Following Bahar, Kaidi Tatham and Dego's leftfield selections were excellent but failed to win a significantly large crowd back to the space.
Elsewhere another highlight came in the form of the largely disco based set of Amsterdam based DJs Hunee and Antal. The former, a German known best as a DJ and the latter known for establishing Amsterdam label Rush Hour, have played in the back to back format several times this festival season and complimented each other well. They held the attention of a huge audience throughout.
Also on Saturday we got treated to some more vintage music when Randall played a classic sounding drum n' bass set and techno originator Juan Atkins kicked off with some bona fide anthemic Detroit records.
Balancing great Croatian talent with appealing headliners and drawing a mixed crowd as a result is, alongside the wonderful setting, the best part of Dimensions Festival. That the line up this year didn't feel as impressive as previous years didn't matter to the enjoyment.

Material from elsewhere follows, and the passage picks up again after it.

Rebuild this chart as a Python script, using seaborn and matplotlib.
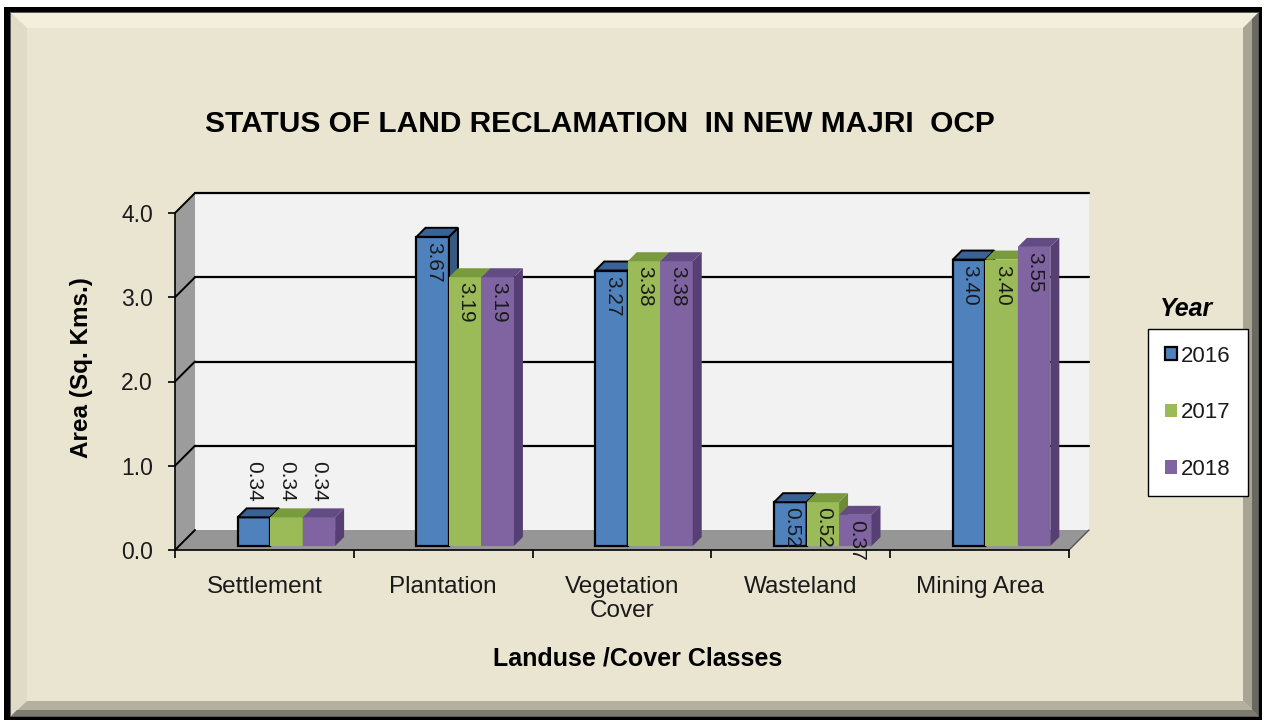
import numpy as np
import pandas as pd
import matplotlib
matplotlib.use("Agg")
import matplotlib.pyplot as plt
import matplotlib.transforms as mtransforms
from matplotlib.patches import Polygon, Rectangle, Patch
from matplotlib.ticker import FixedLocator, FormatStrFormatter
import seaborn as sns

# ---------------- data ----------------
categories = ["Settlement", "Plantation", "Vegetation\nCover", "Wasteland", "Mining Area"]
years = ["2016", "2017", "2018"]
area_2016 = [0.34, 3.67, 3.27, 0.52, 3.40]
area_2017 = [0.34, 3.19, 3.38, 0.52, 3.40]
area_2018 = [0.34, 3.19, 3.38, 0.37, 3.55]
y_ticks = [0.0, 1.0, 2.0, 3.0, 4.0]

title = "STATUS OF LAND RECLAMATION  IN NEW MAJRI  OCP"
x_label = "Landuse /Cover Classes"
y_label = "Area (Sq. Kms.)"
legend_title = "Year"

df = pd.DataFrame({
    "Landuse": categories * 3,
    "Area": area_2016 + area_2017 + area_2018,
    "Year": [y for y in years for _ in categories],
})

# ---------------- style ----------------
sns.set_theme(style="white")
plt.rcParams["font.family"] = ["Liberation Sans", "DejaVu Sans"]

front_col = {"2016": "#4F81BD", "2017": "#9BBB59", "2018": "#8064A2"}
top_col = {"2016": "#3A6296", "2017": "#7A9A3E", "2018": "#634C84"}
side_col = {"2016": "#37587F", "2017": "#6E8A36", "2018": "#563F72"}
edge_col = {"2016": "black", "2017": "none", "2018": "none"}
BG = "#EAE5D0"
TXT = "#1a1a1a"

W, H = 1266, 722
fig = plt.figure(figsize=(W / 100, H / 100), dpi=100, facecolor="white")

def fx(px):
    return px / W

def fy(py):
    return 1 - py / H

# ---------------- frame ----------------
ident = mtransforms.IdentityTransform()
def dpoly(pts, **kw):
    p = Polygon([(x, H - y) for x, y in pts], closed=True, transform=ident, **kw)
    fig.patches.append(p)
    return p

dpoly([(4, 7), (1262, 7), (1262, 720), (4, 720)], facecolor="black", edgecolor="none", zorder=-20)
dpoly([(10, 12), (1259, 12), (1259, 717), (10, 717)], facecolor="#5a5a5a", edgecolor="none", zorder=-19)
dpoly([(11, 13), (1258, 13), (1258, 716), (11, 716)], facecolor=BG, edgecolor="none", zorder=-18)
dpoly([(11, 13), (1258, 13), (1243, 28), (27, 28)], facecolor="#F3EFDC", edgecolor="none", zorder=-17)
dpoly([(11, 13), (27, 28), (27, 701), (11, 716)], facecolor="#E0DBC6", edgecolor="none", zorder=-17)
dpoly([(1258, 13), (1258, 716), (1243, 701), (1243, 28)], facecolor="#A9A594", edgecolor="none", zorder=-17)
dpoly([(1252, 19), (1258, 13), (1258, 716), (1252, 710)], facecolor="#6B6860", edgecolor="none", zorder=-16)
dpoly([(11, 716), (27, 701), (1243, 701), (1258, 716)], facecolor="#B4B09F", edgecolor="none", zorder=-17)
dpoly([(17, 710), (1252, 710), (1258, 716), (11, 716)], facecolor="#7D7A70", edgecolor="none", zorder=-16)

# ---------------- axes (front plane) ----------------
ax_l, ax_r, ax_t, ax_b = 175, 1069, 213, 550
ax = fig.add_axes([fx(ax_l), fy(ax_b), (ax_r - ax_l) / W, (ax_b - ax_t) / H])
ax.set_facecolor("none")

sns.barplot(data=df, x="Landuse", y="Area", hue="Year", order=categories,
            hue_order=years, palette=front_col, width=0.545, saturation=1,
            ax=ax, legend=False)
ax.set_xlim(-0.5, len(categories) - 0.5)
ax.set_ylim(0, 4)

DX, DY = 20, 20       # depth of back wall (pixels)
BX, BY = 22, 4        # offset of bar front faces
TX, TY = 9, 9         # depth of bars

back = mtransforms.offset_copy(ax.transData, fig=fig, x=DX, y=DY, units="dots")
barT = mtransforms.offset_copy(ax.transData, fig=fig, x=BX, y=BY, units="dots")

x0, x1 = ax.get_xlim()
ax.add_patch(Rectangle((x0, 0), x1 - x0, 4, transform=back, facecolor="#F2F2F2",
                       edgecolor="none", zorder=0.1, clip_on=False))
for v in y_ticks[1:]:
    ax.plot([x0, x1], [v, v], color="black", lw=1.6, transform=back, zorder=0.2, clip_on=False)

def disp(x, y):
    return ax.transData.transform((x, y))

p0, p1 = disp(x0, 0), disp(x0, 4)
side = Polygon([p0, p1, p1 + [DX, DY], p0 + [DX, DY]], closed=True, transform=ident,
               facecolor="#9C9C9C", edgecolor="none", zorder=0.15, clip_on=False)
ax.add_artist(side)
for v in y_ticks:
    a = disp(x0, v)
    ax.plot([a[0], a[0] + DX], [a[1], a[1] + DY], color="black", lw=1.4,
            transform=ident, zorder=0.25, clip_on=False)
q0, q1 = disp(x0, 0), disp(x1, 0)
floor = Polygon([q0, q1, q1 + [DX, DY], q0 + [DX, DY]], closed=True, transform=ident,
                facecolor="#969696", edgecolor="none", zorder=0.15, clip_on=False)
ax.add_artist(floor)
ax.plot([q1[0], q1[0] + DX], [q1[1], q1[1] + DY], color="#555555", lw=1,
        transform=ident, zorder=0.25, clip_on=False)

# ---------------- 3D bars ----------------
bars = []
for cont, yr in zip(ax.containers, years):
    for rect, val, cat in zip(cont.patches, cont.datavalues, categories):
        bars.append((rect, yr, val, cat))
bars.sort(key=lambda b: b[0].get_x())

z = 1.0
for rect, yr, val, cat in bars:
    rect.set_transform(barT)
    rect.set_edgecolor(edge_col[yr])
    rect.set_linewidth(1.6 if yr == "2016" else 0)
    rect.set_zorder(z)
    xa, xb = rect.get_x(), rect.get_x() + rect.get_width()
    tl = barT.transform((xa, val))
    tr = barT.transform((xb, val))
    br = barT.transform((xb, 0))
    ec = edge_col[yr]
    lw = 1.4 if yr == "2016" else 0
    top = Polygon([tl, tr, tr + [TX, TY], tl + [TX, TY]], closed=True, transform=ident,
                  facecolor=top_col[yr], edgecolor=ec, lw=lw, zorder=z + 0.1, clip_on=False)
    sd = Polygon([br, tr, tr + [TX, TY], br + [TX, TY]], closed=True, transform=ident,
                 facecolor=side_col[yr], edgecolor=ec, lw=lw, zorder=z + 0.05, clip_on=False)
    ax.add_artist(top)
    ax.add_artist(sd)
    cx = (tl[0] + tr[0]) / 2
    if cat == "Settlement":
        ax.text(cx, tl[1] + 16, f"{val:.2f}", rotation=270, ha="center", va="bottom",
                fontsize=15, color=TXT, transform=ident, zorder=50, clip_on=False)
    else:
        ax.text(cx + 1, tl[1] - 5, f"{val:.2f}", rotation=270, ha="center", va="top",
                fontsize=15, color=TXT, transform=ident, zorder=50, clip_on=False)
    z += 1

# ---------------- axes decoration ----------------
for s in ["top", "right"]:
    ax.spines[s].set_visible(False)
for s in ["left", "bottom"]:
    ax.spines[s].set_color("black")
    ax.spines[s].set_linewidth(1.2)
    ax.spines[s].set_zorder(60)

ax.yaxis.set_major_locator(FixedLocator(y_ticks))
ax.yaxis.set_major_formatter(FormatStrFormatter("%.1f"))
ax.tick_params(axis="y", direction="out", length=5, width=1.2, color="black",
               labelsize=16.5, pad=11, left=True, labelcolor=TXT)
ax.set_xticks(range(len(categories)))
ax.set_xticklabels(categories, fontsize=17.5, color=TXT, linespacing=1.1)
ax.tick_params(axis="x", which="major", length=0, pad=19)
ax.set_xticks(np.arange(-0.5, len(categories), 1.0), minor=True)
ax.tick_params(axis="x", which="minor", direction="out", length=6, width=1.2,
               color="black", bottom=True)

ax.set_xlabel(x_label, fontsize=18, fontweight="bold", color="black")
ax.xaxis.set_label_coords((638 - ax_l) / (ax_r - ax_l), (ax_b - 646) / (ax_b - ax_t))
ax.set_ylabel(y_label, fontsize=17.5, fontweight="bold", color="black")
ax.yaxis.set_label_coords((93 - ax_l) / (ax_r - ax_l), (ax_b - 368) / (ax_b - ax_t))

fig.text(fx(600), fy(124), title, fontsize=21.5, fontweight="bold", ha="center",
         va="center", color="black")

# ---------------- legend ----------------
handles = [Patch(facecolor=front_col[y], edgecolor=edge_col[y],
                 linewidth=1.6 if y == "2016" else 0) for y in years]
leg = fig.legend(handles, years, loc="upper left",
                 bbox_to_anchor=(fx(1148), fy(329)), frameon=True, fancybox=False,
                 edgecolor="black", facecolor="white", framealpha=1,
                 fontsize=16, handlelength=0.55, handleheight=0.55,
                 handletextpad=0.2, labelspacing=1.6, borderpad=0.75,
                 borderaxespad=0)
leg.get_frame().set_linewidth(1.0)
for t in leg.get_texts():
    t.set_color(TXT)
fig.text(fx(1187), fy(309), legend_title, fontsize=18, fontweight="bold",
         fontstyle="italic", ha="center", va="center", color="black")

fig.savefig("out.png", dpi=100, facecolor=fig.get_facecolor())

There's always some good music playing, although with almost every other underground dance music festival in 2015 techno, being the "in" sound, did perhaps get too much of a fair crack at the whip. Minor grumbles aside, after our third visit over the years, Dimensions remains one of our favourite Croatian festivals and one that it would be easy to recommend to anyone who has yet to experience a music event in this must-visit country.